USC students looking to use art as a way to combat climate change and push for sustainability have a new way of doing so through the university’s Arts and Climate Collective.
Through the pilot program, USC undergraduate and graduate students apply to fund projects connecting arts, culture, and storytelling with sustainability and environmental justice issues.
Twelve students were selected on April 22 to win awards of up to $1,000 for their arts and media projects. Some of the topics ranged from animated films about rising sea levels, spoken word poetry on sustainability and a podcast about the relationship between climate change, air pollution and homelessness to name a few.
The idea for the ACC grew out of the USC Presidential Sustainability Working Group — a committee of faculty, staff and students who work on recommendations and changes to lessen the university’s environmental impact — and conversations with the USC community about the impact of art and culture work combined with research and action around sustainability. The new program was funded by the USC Office of Sustainability and Arts in Action, through the USC Office of the Provost.
“All of these students are using the power of the arts to open hearts and minds and to help more people understand and feel the complex challenges that we’re all facing,” USC Presisdent Folt said of the collective during the USC Voices of Sustainability event on April 23.
To celebrate Earth Day on April 22, the university held a number of events, conferences, lectures and workshops displaying their sustainability progress and future plans. On Friday, April 23, two of the ACC recipients — Irene Franco Rubio and Cameron Audras — showcased introductions of their projects at the Voices of Sustainability event.
“Now, perhaps more than any other time in history, we need creative action to take a lead in our efforts to address the enormous and inequitable risks posed by climate change,”
said Audras, a viola performance and environmental studies double major and Arts and Climate collective participant, during the event. A clip from his project premiered at the event.
“For a long while I felt that I was not qualified enough to speak on these issues as an activist, or that I was too young to have valuable contribution, but I realized that my lived experience was my expertise, and that I could contribute right away,” Rubio said. She is a sociology student at USC as well as a writer, activist and organizer.
As a member of the ACC, she is creating a “podcast and digital movement that uplifts bipoc young people’s voices to give space for critical conversations on social, racial [and] environmental justice.”

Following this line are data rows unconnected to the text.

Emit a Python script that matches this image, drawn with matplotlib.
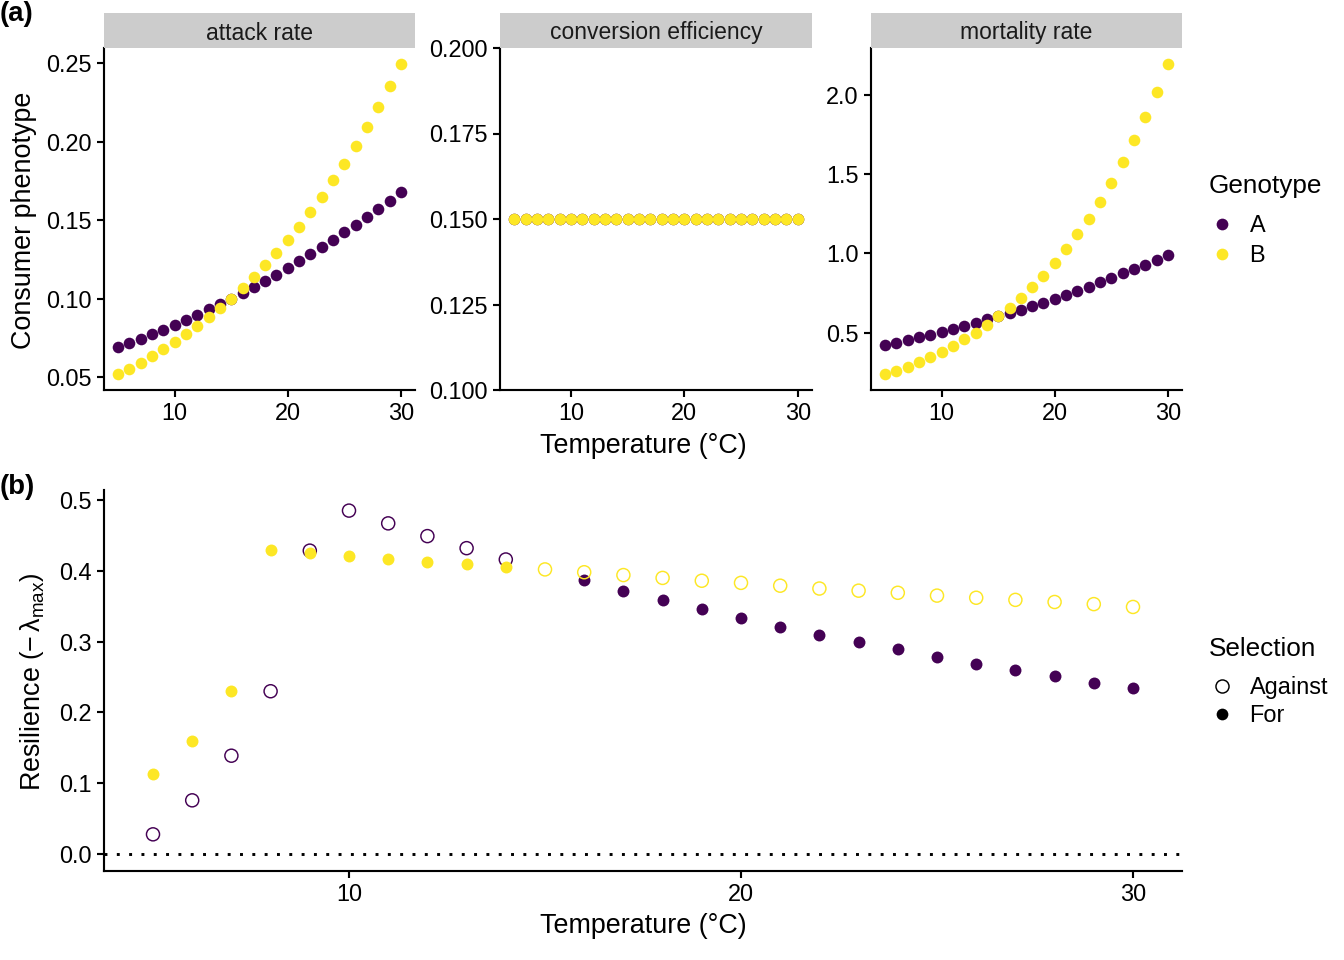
import matplotlib
matplotlib.use('Agg')
import matplotlib.pyplot as plt
import numpy as np
from matplotlib.lines import Line2D

plt.rcParams['font.family'] = ['Liberation Sans', 'DejaVu Sans']
plt.rcParams['mathtext.fontset'] = 'custom'
plt.rcParams['mathtext.rm'] = 'Liberation Sans'
plt.rcParams['mathtext.it'] = 'Liberation Sans:italic'
plt.rcParams['mathtext.sf'] = 'Liberation Sans'

# ---------------- data ----------------
temperature = list(range(5, 31))
genotypes = ['A', 'B']
colors = {'A': '#440154', 'B': '#FDE725'}

attack_A = [0.0691, 0.0719, 0.0745, 0.0774, 0.0804, 0.0834, 0.0864, 0.0898, 0.0934,
            0.0968, 0.1002, 0.1036, 0.1077, 0.1115, 0.1155, 0.1198, 0.1243, 0.1285,
            0.1330, 0.1374, 0.1423, 0.1470, 0.1521, 0.1572, 0.1623, 0.1679]
attack_B = [0.0519, 0.0553, 0.0594, 0.0636, 0.0679, 0.0723, 0.0774, 0.0828, 0.0885,
            0.0940, 0.1002, 0.1070, 0.1138, 0.1213, 0.1291, 0.1372, 0.1460, 0.1551,
            0.1651, 0.1755, 0.1860, 0.1972, 0.2094, 0.2223, 0.2355, 0.2498]
conversion_A = [0.15] * 26
conversion_B = [0.15] * 26
mortality_A = [0.420, 0.437, 0.454, 0.471, 0.487, 0.504, 0.521, 0.542, 0.563, 0.584,
               0.603, 0.622, 0.643, 0.666, 0.689, 0.713, 0.738, 0.765, 0.791, 0.818,
               0.845, 0.875, 0.904, 0.929, 0.959, 0.991]
mortality_B = [0.237, 0.260, 0.285, 0.315, 0.346, 0.380, 0.418, 0.458, 0.500, 0.548,
               0.603, 0.658, 0.721, 0.788, 0.860, 0.942, 1.026, 1.121, 1.218, 1.327,
               1.445, 1.574, 1.713, 1.860, 2.020, 2.197]

facet_titles = ['attack rate', 'conversion efficiency', 'mortality rate']
facet_data = [
    {'A': attack_A, 'B': attack_B},
    {'A': conversion_A, 'B': conversion_B},
    {'A': mortality_A, 'B': mortality_B},
]
facet_yticks = [[0.05, 0.10, 0.15, 0.20, 0.25],
                [0.100, 0.125, 0.150, 0.175, 0.200],
                [0.5, 1.0, 1.5, 2.0]]
facet_fmt = ['{:.2f}', '{:.3f}', '{:.1f}']

# panel (b): resilience
temp_against_A = [5, 6, 7, 8, 9, 10, 11, 12, 13, 14]
against_A = [0.028, 0.076, 0.139, 0.230, 0.4285, 0.485, 0.467, 0.449, 0.432, 0.416]
temp_against_B = list(range(15, 31))
against_B = [0.402, 0.398, 0.394, 0.390, 0.386, 0.383, 0.379, 0.375, 0.372, 0.369,
             0.365, 0.362, 0.359, 0.356, 0.353, 0.349]
temp_for_B = [5, 6, 7, 8, 9, 10, 11, 12, 13, 14]
for_B = [0.113, 0.160, 0.231, 0.429, 0.425, 0.421, 0.417, 0.413, 0.409, 0.405]
temp_for_A = list(range(16, 31))
for_A = [0.387, 0.372, 0.359, 0.346, 0.333, 0.321, 0.310, 0.299, 0.289, 0.278,
         0.269, 0.260, 0.251, 0.242, 0.235]

# ---------------- figure ----------------
W, H = 1344, 960
fig = plt.figure(figsize=(7, 5), dpi=192)

def px_axes(x0, y0, x1, y1):
    return fig.add_axes([x0 / W, 1 - y1 / H, (x1 - x0) / W, (y1 - y0) / H])

LW = 0.8
TICK_FS = 8.8
TITLE_FS = 10.1
LEG_TITLE_FS = 9.8

def style(ax):
    for s in ['top', 'right']:
        ax.spines[s].set_visible(False)
    for s in ['left', 'bottom']:
        ax.spines[s].set_linewidth(LW)
        ax.spines[s].set_color('black')
    ax.tick_params(axis='both', length=2.6, width=LW, color='black',
                   labelsize=TICK_FS, labelcolor='black', pad=2)
    ax.set_facecolor('white')

xlim = (5 - 0.05 * 25, 30 + 0.05 * 25)
panel_x = [(104, 415), (500, 812), (871, 1182)]
for i, (x0, x1) in enumerate(panel_x):
    ax = px_axes(x0, 48, x1, 390)
    style(ax)
    for g in genotypes:
        ax.scatter(temperature, facet_data[i][g], s=19, color=colors[g],
                   linewidths=0, zorder=3)
    ax.set_xlim(*xlim)
    ax.set_xticks([10, 20, 30])
    ax.set_xticklabels(['10', '20', '30'])
    if i == 1:
        ax.set_ylim(0.1, 0.2)
    else:
        allv = facet_data[i]['A'] + facet_data[i]['B']
        lo, hi = min(allv), max(allv)
        r = hi - lo
        ax.set_ylim(lo - 0.05 * r, hi + 0.05 * r)
    ax.set_yticks(facet_yticks[i])
    ax.set_yticklabels([facet_fmt[i].format(v) for v in facet_yticks[i]])
    # strip
    sax = px_axes(x0, 13, x1, 48)
    sax.set_facecolor('#CCCCCC')
    sax.set_xticks([]); sax.set_yticks([])
    for s in sax.spines.values():
        s.set_visible(False)
    sax.text(0.5, 0.5, facet_titles[i], ha='center', va='center_baseline',
             fontsize=8.6, color='#1A1A1A', transform=sax.transAxes)

fig.text(24 / W, 1 - 220 / H, 'Consumer phenotype', rotation=90, ha='center',
         va='center', fontsize=TITLE_FS)
fig.text(643 / W, 1 - 446 / H, 'Temperature (°C)', ha='center', va='center',
         fontsize=TITLE_FS)
fig.text(0 / W, 1 - 14 / H, '(a)', ha='left', va='center', fontsize=10.3,
         fontweight='bold')

# panel b
axb = px_axes(104, 490, 1182, 871)
style(axb)
axb.axhline(0, color='black', lw=1.1, linestyle=(0, (1, 3.2)), zorder=1)
# genotype A first, then B (B drawn on top)
axb.scatter(temp_against_A, against_A, s=24, facecolors='none',
            edgecolors=colors['A'], linewidths=0.55, zorder=3)
axb.scatter(temp_for_A, for_A, s=20, color=colors['A'], linewidths=0, zorder=3)
axb.scatter(temp_against_B, against_B, s=24, facecolors='none',
            edgecolors=colors['B'], linewidths=0.55, zorder=4)
axb.scatter(temp_for_B, for_B, s=20, color=colors['B'], linewidths=0, zorder=4)
axb.set_xlim(*xlim)
axb.set_xticks([10, 20, 30])
axb.set_xticklabels(['10', '20', '30'])
allb = against_A + against_B + for_A + for_B + [0.0]
lo, hi = min(allb), max(allb)
axb.set_ylim(lo - 0.049 * (hi - lo), hi + 0.06 * (hi - lo))
yt = [0.0, 0.1, 0.2, 0.3, 0.4, 0.5]
axb.set_yticks(yt)
axb.set_yticklabels(['{:.1f}'.format(v) for v in yt])

fig.text(33 / W, 1 - 682 / H,
         r'Resilience $\left(-\,\mathrm{λ}_{\mathrm{max}}\right)$',
         rotation=90, ha='center', va='center', fontsize=TITLE_FS)
fig.text(643 / W, 1 - 926 / H, 'Temperature (°C)', ha='center', va='center',
         fontsize=TITLE_FS)
fig.text(0 / W, 1 - 487 / H, '(b)', ha='left', va='center', fontsize=10.3,
         fontweight='bold')

# legends
h_gen = [Line2D([], [], marker='o', linestyle='none', markersize=4.4,
                markerfacecolor=colors[g], markeredgewidth=0) for g in genotypes]
leg1 = fig.legend(h_gen, genotypes, title='Genotype', loc='upper left',
                  bbox_to_anchor=(1199 / W, 1 - 165 / H), frameon=False,
                  fontsize=8.8, title_fontsize=LEG_TITLE_FS, handletextpad=0.55,
                  labelspacing=0.3, handlelength=1.2, borderaxespad=0)
leg1._legend_box.align = 'left'
leg1._legend_box.sep = 6.0
h_sel = [Line2D([], [], marker='o', linestyle='none', markersize=4.9,
                markerfacecolor='none', markeredgecolor='black', markeredgewidth=0.55),
         Line2D([], [], marker='o', linestyle='none', markersize=4.4,
                markerfacecolor='black', markeredgewidth=0)]
leg2 = fig.legend(h_sel, ['Against', 'For'], title='Selection', loc='upper left',
                  bbox_to_anchor=(1199 / W, 1 - 628 / H), frameon=False,
                  fontsize=8.8, title_fontsize=LEG_TITLE_FS, handletextpad=0.55,
                  labelspacing=0.2, handlelength=1.2, borderaxespad=0)
leg2._legend_box.align = 'left'
leg2._legend_box.sep = 5.6

fig.savefig('out.png', dpi=192, facecolor='white')
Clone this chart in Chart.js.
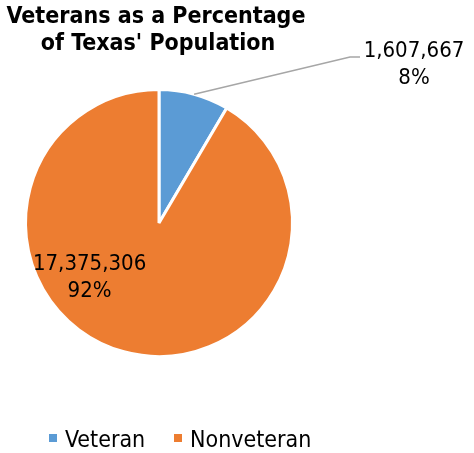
<!DOCTYPE html>
<html>
<head>
<meta charset="utf-8">
<title>Veterans as a Percentage of Texas' Population</title>
<script src="https://cdn.jsdelivr.net/npm/chart.js@4.4.1/dist/chart.umd.min.js"></script>
<style>
  html, body { margin: 0; padding: 0; background: #fff; }
  #wrap { width: 474px; height: 453px; }
</style>
</head>
<body>
<div id="wrap"><canvas id="pieVeterans" width="474" height="453"></canvas></div>
<script>
const categories = ['Veteran', 'Nonveteran'];
const population = [1607667, 17375306];
const sliceColors = ['#5B9BD5', '#ED7D31'];
const titleLines = ['Veterans as a Percentage', "of Texas' Population"];

const FONT = "'DejaVu Sans Condensed', 'DejaVu Sans', sans-serif";

// title, value labels (one with a leader line) and legend, drawn on top of the pie
const decorPlugin = {
    id: 'decor',
    afterDraw(chart) {
        const ctx = chart.ctx;
        const arcs = chart.getDatasetMeta(0).data;
        const total = population.reduce((a, b) => a + b, 0);

        ctx.save();
        ctx.fillStyle = '#000';
        ctx.textAlign = 'center';
        ctx.textBaseline = 'alphabetic';

        // title
        ctx.font = 'bold 23px ' + FONT;
        ctx.fillText(titleLines[0], 156, 23);
        ctx.fillText(titleLines[1], 158, 50);

        // label for the small slice, pulled outside with a leader line
        const a0 = arcs[0];
        const mid0 = (a0.startAngle + a0.endAngle) / 2;
        const sx = a0.x + Math.cos(mid0) * a0.outerRadius;
        const sy = a0.y + Math.sin(mid0) * a0.outerRadius;
        ctx.strokeStyle = '#A6A6A6';
        ctx.lineWidth = 1.5;
        ctx.beginPath();
        ctx.moveTo(sx, sy);
        ctx.lineTo(350, 57);
        ctx.lineTo(360, 57);
        ctx.stroke();

        ctx.font = '22px ' + FONT;
        const pct = v => Math.round(v / total * 100) + '%';
        ctx.fillText(population[0].toLocaleString('en-US'), 414, 57);
        ctx.fillText(pct(population[0]), 414, 84);

        // label inside the large slice
        const a1 = arcs[1];
        const lx = a1.x - a1.outerRadius * 0.52;
        const ly = a1.y + a1.outerRadius * 0.35;
        ctx.fillText(population[1].toLocaleString('en-US'), lx, ly);
        ctx.fillText(pct(population[1]), lx, ly + 27.5);

        // legend
        ctx.font = '23px ' + FONT;
        ctx.textAlign = 'left';
        const legendX = [49, 174];
        categories.forEach((c, i) => {
            ctx.fillStyle = sliceColors[i];
            ctx.fillRect(legendX[i], 434, 8, 8);
            ctx.fillStyle = '#000';
            ctx.fillText(c, legendX[i] + 16, 446.5);
        });
        ctx.restore();
    }
};

const ctxPie = document.getElementById('pieVeterans').getContext('2d');
new Chart(ctxPie, {
    type: 'pie',
    data: {
        labels: categories,
        datasets: [{
            data: population,
            backgroundColor: sliceColors,
            borderColor: '#FFFFFF',
            borderWidth: 3
        }]
    },
    options: {
        responsive: false,
        maintainAspectRatio: false,
        animation: false,
        layout: {
            padding: { left: 24, top: 88, right: 180, bottom: 95 }
        },
        plugins: {
            legend: { display: false },
            title: { display: false },
            tooltip: { enabled: false }
        }
    },
    plugins: [decorPlugin]
});
</script>
</body>
</html>
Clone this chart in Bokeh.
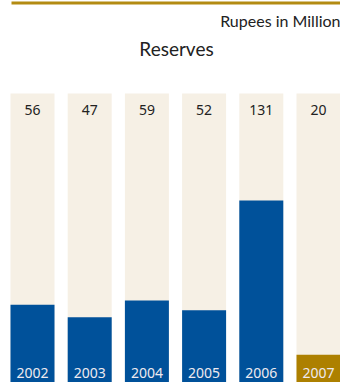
from bokeh.plotting import figure
from bokeh.models import ColumnDataSource, Label, BoxAnnotation, Range1d
from bokeh.core.properties import value
from bokeh.embed import file_html
from bokeh.resources import INLINE

years = ["2002", "2003", "2004", "2005", "2006", "2007"]
reserves = [56, 47, 59, 52, 131, 20]
colors = ["#00519A", "#00519A", "#00519A", "#00519A", "#00519A", "#AD8000"]

W, H = 340, 382
SCALE = 1.39          # pixels per value unit
BG_TOP = 208          # height of the pale background column, in value units
PITCH = 57.2          # pixels between bar centres
FIRST = 32            # pixel centre of the first bar

xs = list(range(len(years)))
src = ColumnDataSource(dict(
    x=xs, top=reserves, color=colors, year=years,
    label=[str(v) for v in reserves],
    bgtop=[BG_TOP] * len(years),
    ly=[BG_TOP - 12] * len(years),
    yy=[0] * len(years),
))

p = figure(width=W, height=H, output_backend="svg", toolbar_location=None,
           x_range=Range1d(-FIRST / PITCH, (W - FIRST) / PITCH),
           y_range=Range1d(0, H / SCALE),
           min_border=0, outline_line_color=None)
p.axis.visible = False
p.grid.visible = False
p.background_fill_color = "white"
p.border_fill_color = "white"

bw = 44 / PITCH
p.vbar(x="x", top="bgtop", bottom=0, width=bw, source=src,
       fill_color="#F6F0E5", line_color=None)
p.vbar(x="x", top="top", bottom=0, width=bw, source=src,
       fill_color="color", line_color=None)

p.text(x="x", y="ly", text="label", source=src, text_align="center",
       text_baseline="middle", text_font=value("Noto Sans"),
       text_font_size="14px", text_color="#222222")
p.text(x="x", y="yy", text="year", source=src, text_align="center",
       text_baseline="middle", y_offset=-10, text_font=value("Noto Sans"),
       text_font_size="14px", text_color="#EEEAF0")

# gold rule at the top
p.add_layout(BoxAnnotation(left=11, right=W, top=H - 1, bottom=H - 4,
                           left_units="screen", right_units="screen",
                           top_units="screen", bottom_units="screen",
                           fill_color="#B38B12", fill_alpha=1, line_color=None))
p.add_layout(Label(x=340, y=H - 20, x_units="screen", y_units="screen",
                   text="Rupees in Million", text_align="right",
                   text_baseline="middle", text_font="Lato",
                   text_font_size="16px", text_color="#222222"))
p.add_layout(Label(x=176, y=H - 48, x_units="screen", y_units="screen",
                   text="Reserves", text_align="center",
                   text_baseline="middle", text_font="Lato",
                   text_font_size="19px", text_color="#222222"))

open("out.html", "w").write(file_html(p, INLINE))
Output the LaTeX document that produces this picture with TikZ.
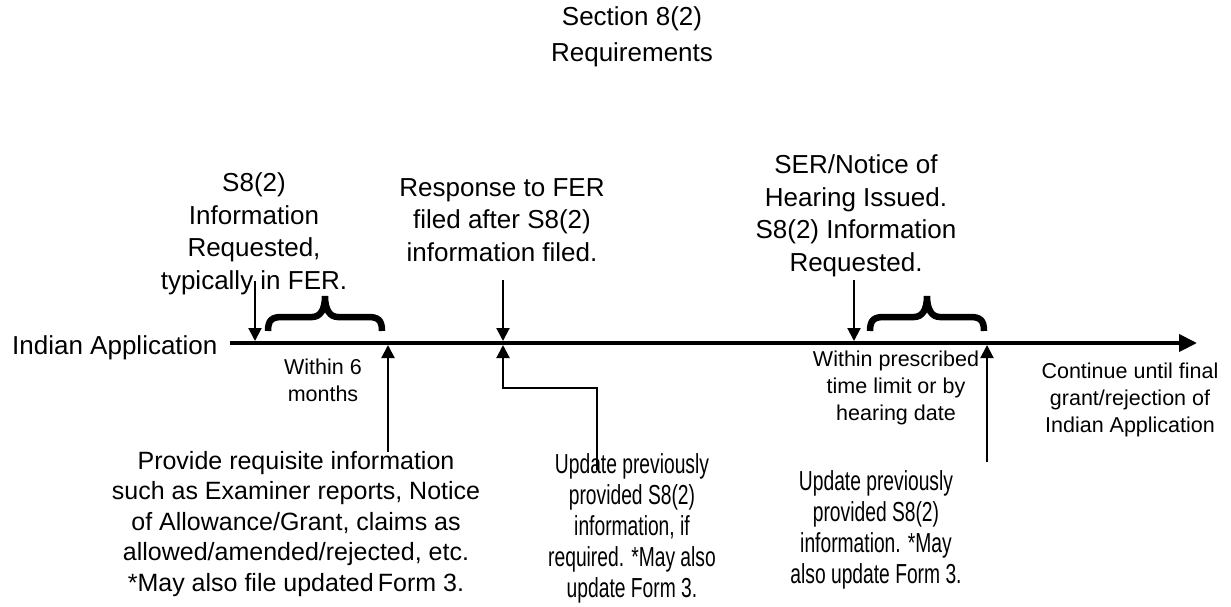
\documentclass[tikz,border=0pt]{standalone}
\usepackage{fontspec}
\setmainfont{Liberation Sans}
\newfontfamily\condfont[FakeStretch=0.7]{Liberation Sans}
\usetikzlibrary{arrows.meta}
\tikzset{
  big/.style={font=\fontsize{26}{32.5}\selectfont, align=center, inner sep=0pt},
  title/.style={font=\fontsize{26}{36}\selectfont, align=center, inner sep=0pt},
  small/.style={font=\fontsize{21.5}{27}\selectfont, align=center, inner sep=0pt},
  mid/.style={font=\fontsize{25}{30.5}\selectfont, align=center, inner sep=0pt},
  cond/.style={font=\condfont\fontsize{27.5}{31}\selectfont, align=center, inner sep=0pt},
  timeline/.style={line width=4pt, -{Triangle[length=18pt,width=17pt]}},
  pointer/.style={line width=2pt, -{Triangle[length=13pt,width=13pt]}},
  bracestyle/.style={line width=6.5pt, line join=miter},
}
\begin{document}
\begin{tikzpicture}[x=1pt,y=-1pt]
\useasboundingbox (0,0) rectangle (1231,606);

% texts
\node[title] (ttl) at (632,37) {Section 8(2)\\Requirements};
\node[big, anchor=base west] (app) at (12,354) {Indian Application};
\node[big] (req) at (254,234) {S8(2)\\Information\\Requested,\\typically in FER.};
\node[big] (resp) at (502,220) {Response to FER\\filed after S8(2)\\information filed.};
\node[big] (ser) at (856,216) {SER/Notice of\\Hearing Issued.\\S8(2) Information\\Requested.};
\node[small] (six) at (323,380) {Within 6\\months};
\node[small] (presc) at (896,388) {Within prescribed\\time limit or by\\hearing date};
\node[small] (cont) at (1130,400) {Continue until final\\grant/rejection of\\Indian Application};
\node[mid] (provide) at (296,524) {Provide requisite information\\such as Examiner reports, Notice\\of Allowance/Grant, claims as\\allowed/amended/rejected, etc.\\*May also file updated\,Form 3.};
\node[cond] (upd1) at (632,528) {Update previously\\provided S8(2)\\information, if\\required. *May also\\update Form 3.};
\node[cond] (upd2) at (876,530) {Update previously\\provided S8(2)\\information. *May\\also update Form 3.};

% coordinates
\coordinate (tl0) at (230,343);
\coordinate (tl1) at (1197,343);
\coordinate (a1s) at (255,281);
\coordinate (a1e) at (255,341);
\coordinate (a2s) at (503,280);
\coordinate (a2e) at (503,341);
\coordinate (a3s) at (854,280);
\coordinate (a3e) at (854,341);
\coordinate (u1s) at (388,452);
\coordinate (u1e) at (388,345);
\coordinate (u2s) at (597,470);
\coordinate (u2k) at (597,388);
\coordinate (u2j) at (503,388);
\coordinate (u2e) at (503,345);
\coordinate (u3s) at (987,462);
\coordinate (u3e) at (987,345);

% timeline
\draw[timeline] (tl0) -- (tl1);

% arrows
\draw[pointer] (a1s) -- (a1e);
\draw[pointer] (a2s) -- (a2e);
\draw[pointer] (a3s) -- (a3e);
\draw[pointer] (u1s) -- (u1e);
\draw[pointer] (u2s) -- (u2k) -- (u2j) -- (u2e);
\draw[pointer] (u3s) -- (u3e);

% braces
\draw[bracestyle] (268,331) .. controls (268,320) and (272,317) .. (282,317) -- (312,317) .. controls (320,317) and (325,310) .. (325,296) .. controls (325,310) and (330,317) .. (338,317) -- (368,317) .. controls (378,317) and (382,320) .. (382,331);
\draw[bracestyle] (870,331) .. controls (870,320) and (874,317) .. (884,317) -- (914,317) .. controls (922,317) and (927,310) .. (927,296) .. controls (927,310) and (932,317) .. (940,317) -- (970,317) .. controls (980,317) and (984,320) .. (984,331);
\end{tikzpicture}
\end{document}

Sustainability is a key issue for the university under President Folt. In January 2020, the university unveiled plans for a sustainabilty plan for the university through 2028 to succeed the 2020 Sustainability Plan. This plan included zero-waste initiatives on campus, better wastewater facilities and management and the installation of solar panels ontop of the Galen Center in April 2020, which is one of the largest solar projects on campus to date. The full report on the implementation of the 2020 plan will be released around the end of April, according to Associate Director of the Office of Sustainability Ellen Dukes.
Many of these efforts stemmed from student action, which Folt mentioned in the Voices of Sustainability. She applauded students for movements like Divest SC, which successfully urged the administration to sell and redistribute the administration’s investments in fossil fuels in February. Folt herself even attended a student-led climate protest in 2019 on the University Park Campus.
More recently, Folt joined Los Angeles Mayor Eric Garcetti to discuss the role of educational institutions in the city’s sustainability efforts. Mayor Garcetti also unveiled a Green New Deal for Los Angeles in 2019, with plans for the city to recycle all wastewater by 2035, use only renewable energy by 2045 and make all buildings emissions-free by 2050.
“From the beginning of time, the arts have been a powerful tool in communicating, narrating and empowering, new visions to enlighten humanity,” Audras said before presenting his work.
Students in the ACC will support each other and have the option to connect with faculty experts for guidance on their projects throughout the summer.
“This is to save our planet is for everyone because preserving and making our future sustainable is going to require support from all of us,” Rubio said. “Most importantly, for youth of color, it is especially critical that we join forces to continue the work of our ancestors and preserve Mother Earth, as we are all inhabitants on the sacred land.”